O intervalo chegaria pouco depois, sem que nada acontecesse digno de registo. Faltava ao Benfica um canhoto na lateral esquerda para dar outra profundidade; faltou uma boa ligação entre o meio-campo; faltou Samaris jogar futebol; faltou Enzo estar mais acertado e preponderante; faltou Gaitán.

Samaris não voltou do balneário, o que não surpreendeu ninguém. Entrou Gaitán, o homem do famoso pé esquerdo. Lima voltou a ser pioneiro a assustar os rivais, desta vez foi de livre direto: valeu Cássio. Os cinco minutos a 300 à hora do Benfica culminaram com um cabeceamento de Salvio, que ameaçou marcar o primeiro da noite. O cruzamento foi de quem? De Gaitán, pois claro. Que classe. Bela entrada da equipa da casa nesta segunda parte.

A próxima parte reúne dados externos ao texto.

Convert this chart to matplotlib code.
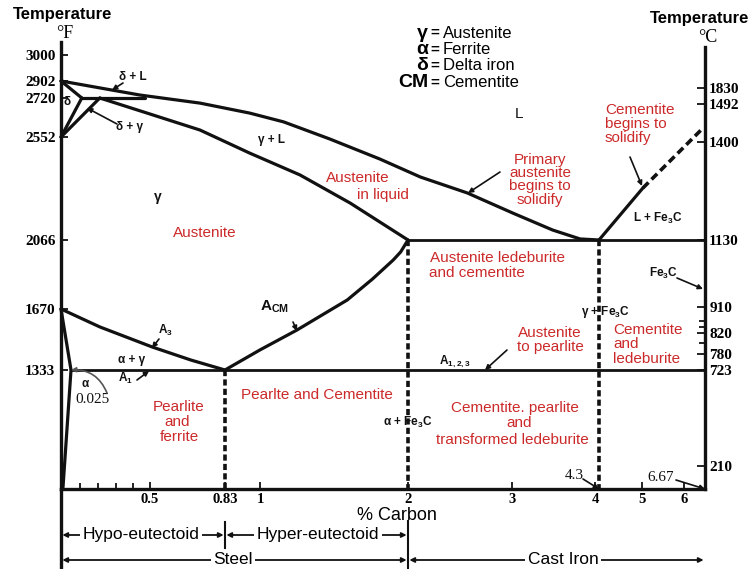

Seguiram-se 15 minutos tranquilos, com uns ataques estéreis aqui e ali. A esta acalmia, tal e qual como um tsunami que suga a água e depois devolve-a com uma força imensa, seguiu-se o momento da noite. O protagonista? Talisca. O canhoto voltou ao centro do terreno depois da saída de Samaris e em boa hora o fez. Aos 60′, Anderson Souza Conceição, ou Talisca, recebeu a bola, percorreu uns metros e colocou com o pé esquerdo fora do alcance de Cássio. Que grande golo do novamente melhor marcador da Primeira Liga — oito golos.

A última meia hora teve um lance polémico. Um contra-ataque bem desenhado pelo Rio Ave pela direita culminou com um passe para o centro, onde esperava Esmael para empurrar para a baliza de Júlio César. O avançado não falhou, mas o fiscal tinha a bandeira levantada. As imagens com a linha na Benfica TV parecem mostrar que o pé de Esmael está adiantado relativamente à bola.

Os quase 37 mil adeptos já adivinhavam uma noite tranquila, sossegada e com mais três pontos no papo quando Tarantini quase gelou o Estádio da Luz. Foi um gesto técnico belíssimo, com um cabeceamento difícil quase à altura do joelho, que saiu perto do poste esquerdo de Júlio César. Faltavam apenas quatro minutos para os 90 e, claro, já se imaginava um texto e titulo a piscar o olho ao trocadilho com Quentin Tarantino, o realizador. Tarantini seria o protagonista dessa película.